The author delves into the two cities involved and how they dealt with the turbulent times brewing. He shines a spotlight on the two franchises' marquee players, Sandy Koufax and Frank Robinson. Adelman looks at the chemistry and makeup of two very different franchises.

Black and Blue was quite a bit more than I was expecting and should interest even those who are not fans of either team. An interesting sidenote... while looking for an image to include here I came across a different cover, one that features Sandy Koufax rather than Jim Palmer. I'd never seen it nor did I know it existed. What made it interesting is that the Koufax-covered version has a slightly different subtitle. The original reads: "Black and Blue: the Golden Arm, the Robinson Boys, and the World Series that Stunned America". The version with Koufax on the cover is slightly different: "Black and Blue: Sandy Koufax, the Robinson Boys, and the World Series that Stunned America".

Suddenly, a year after it's original publication the book's cover and title places a lot of emphasis on the Dodger star. I'm thinking that the 'Golden Arm' reference with the Jim Palmer cover was confusing and/or they publishers decided to take advantage of the 'Koufax' cache. Curious.

But, hell, if it was up to me Moe Drabowsky would have graced the cover! It was Moe, after all, who strolled in from the bullpen in the third inning of Game One of that Series in relief of Dave McNally. With the Birds up 4-1 and the bases loaded Drabowsky issued a walk to the second batter he faced. But Drabowsky went on to strike out a record eleven Dodgers while allowing only one hit and took the win in what would become a very surprising sweep. The run Moe forced in with that walk was the last run the Dodgers would score in the Series.

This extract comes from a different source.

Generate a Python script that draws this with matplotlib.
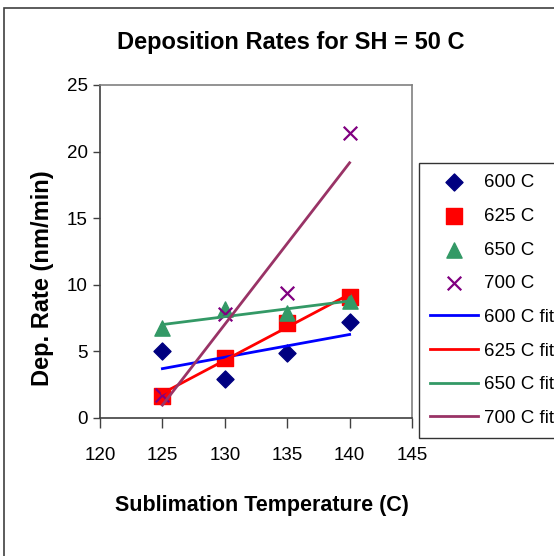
import matplotlib
matplotlib.use("Agg")
import matplotlib.pyplot as plt
import numpy as np
from matplotlib.patches import Rectangle

plt.rcParams['font.family'] = ['Liberation Sans', 'DejaVu Sans']

temps = [125, 130, 135, 140]
series_labels = ["600 C", "625 C", "650 C", "700 C"]
rate_600 = [5.0, 2.9, 4.85, 7.2]
rate_625 = [1.65, 4.5, 7.1, 9.05]
rate_650 = [6.75, 8.15, 7.9, 8.8]
rate_700 = [1.7, 7.8, 9.35, 21.4]
x_ticks = [120, 125, 130, 135, 140, 145]
y_ticks = [0, 5, 10, 15, 20, 25]

W, H = 554, 556
fig = plt.figure(figsize=(W / 100, H / 100), dpi=100)
fig.patch.set_facecolor('white')

ax = fig.add_axes([100 / W, (H - 418) / H, (412 - 100) / W, (418 - 85) / H])

marker_styles = [
    dict(marker='D', color='#000080', s=75),
    dict(marker='s', color='#FF0000', s=120),
    dict(marker='^', color='#339966', s=120),
    dict(marker='x', color='#800080', s=95, linewidths=1.6),
]
fit_colors = ['#0000FF', '#FF0000', '#339966', '#993366']
data = [rate_600, rate_625, rate_650, rate_700]

handles = []
for lab, ys, st in zip(series_labels, data, marker_styles):
    h = ax.scatter(temps, ys, label=lab, zorder=3, **st)
    handles.append(h)

xa = np.array(temps, dtype=float)
for lab, ys, c in zip(series_labels, data, fit_colors):
    k, b = np.polyfit(xa, np.array(ys), 1)
    xs = np.array([xa.min(), xa.max()])
    h, = ax.plot(xs, k * xs + b, color=c, lw=2, label=lab + " fit", zorder=4)
    handles.append(h)

ax.set_xlim(120, 145)
ax.set_ylim(0, 25)
ax.set_xticks(x_ticks)
ax.set_yticks(y_ticks)
ax.tick_params(axis='both', direction='out', labelsize=13.5, color='#404040', width=1)
ax.tick_params(axis='x', length=7, pad=14)
ax.tick_params(axis='y', length=5, pad=4)
for s in ax.spines.values():
    s.set_color('#808080')
    s.set_linewidth(1.2)
ax.spines['left'].set_color('#404040')
ax.spines['bottom'].set_color('#404040')

fig.text(291 / W, 1 - 43 / H, "Deposition Rates for SH = 50 C", ha='center', va='center',
         fontsize=17, fontweight='bold')
fig.text(262 / W, 1 - 505 / H, "Sublimation Temperature (C)", ha='center', va='center',
         fontsize=15.5, fontweight='bold')
fig.text(43 / W, 1 - 278 / H, "Dep. Rate (nm/min)", ha='center', va='center',
         fontsize=17, fontweight='bold', rotation=90)

leg = fig.legend(handles=handles, loc='upper left',
                 bbox_to_anchor=(419 / W, 1 - 163 / H), bbox_transform=fig.transFigure,
                 borderaxespad=0, fontsize=13.5, frameon=True, fancybox=False,
                 handlelength=2.56, handletextpad=0.32, labelspacing=0.88,
                 borderpad=0.6, scatterpoints=1)
leg.get_frame().set_edgecolor('black')
leg.get_frame().set_linewidth(1.0)

fig.patches.append(Rectangle((4 / W, -0.1), 1.2, (H - 8) / H + 0.1,
                             transform=fig.transFigure, fill=False,
                             edgecolor='#404040', lw=1.2))

fig.savefig("out.png", dpi=100)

His relief win in that game capped a nice 1966 season for Drabowsky. He had gone 6-0 with seven saves while recording 98 k's in 96 innings. He had a sub .500 career w/l but he had great success one he established himself as a reliever in '65 with the Athletics. In 17 big league seasons with eight different clubs he won 88 games and saved 55. Drabowsky also got into the record book in other ways. He gave up Stan Musial's 3,000th career hit, took the loss in Early Wynn's 300th career victory and he was the first Royals pitcher to record a win.

One of only four Polish born players to appear in the majors (and the only one since 1932) Moe is an inductee in the National Polish-American Sports Hall of Fame. But Moe Drabowsky's real legacy is his well deserved reputation as one of baseball's best known pranksters and all round funnyman. Fake bullpen calls, water cooler goldfish, hotfooting the Commissioner, etc are all part of Moe's resume.

I have three copies of this pink framed '59 Topps card. Each was an upgrade. And I have all his regular issued Topps cards. (Is it obvious I loved the guy?) Moe died in 2006. One of my most treasured Oriole pieces is an autographed team postcard from Moe. The '59 Topps cardback states that Moe gained a lot of 'Major League maturity' in 1958. Thank goodness he never got any other kind of maturity. He was just too much fun the way he was.

R.I.P. Moe


  1. Must have been hard to write these blurbs on the back of the card when the player regressed. "His bases on balls total was lower." True enough, but it also went from 3.5 per 9 innings in '57 to 5.2/9 in '58. Guess they couldn't write "(Player) is counting on a bounce-back to form in '59" for everyone...

  2. I feel their pain every time I try to find a different way to say "It's mis-cut with kinda soft corners". I think I should have chosen that as the blog's name.

  3. Yup, those were the days. I liked those WS sets and I think it was because they showed real pics of guys doing real things. I know that sounds weird but packs had posed shot after posed shot after portrait. These were different. They showed stuff we remembered seeing. That was unusual then.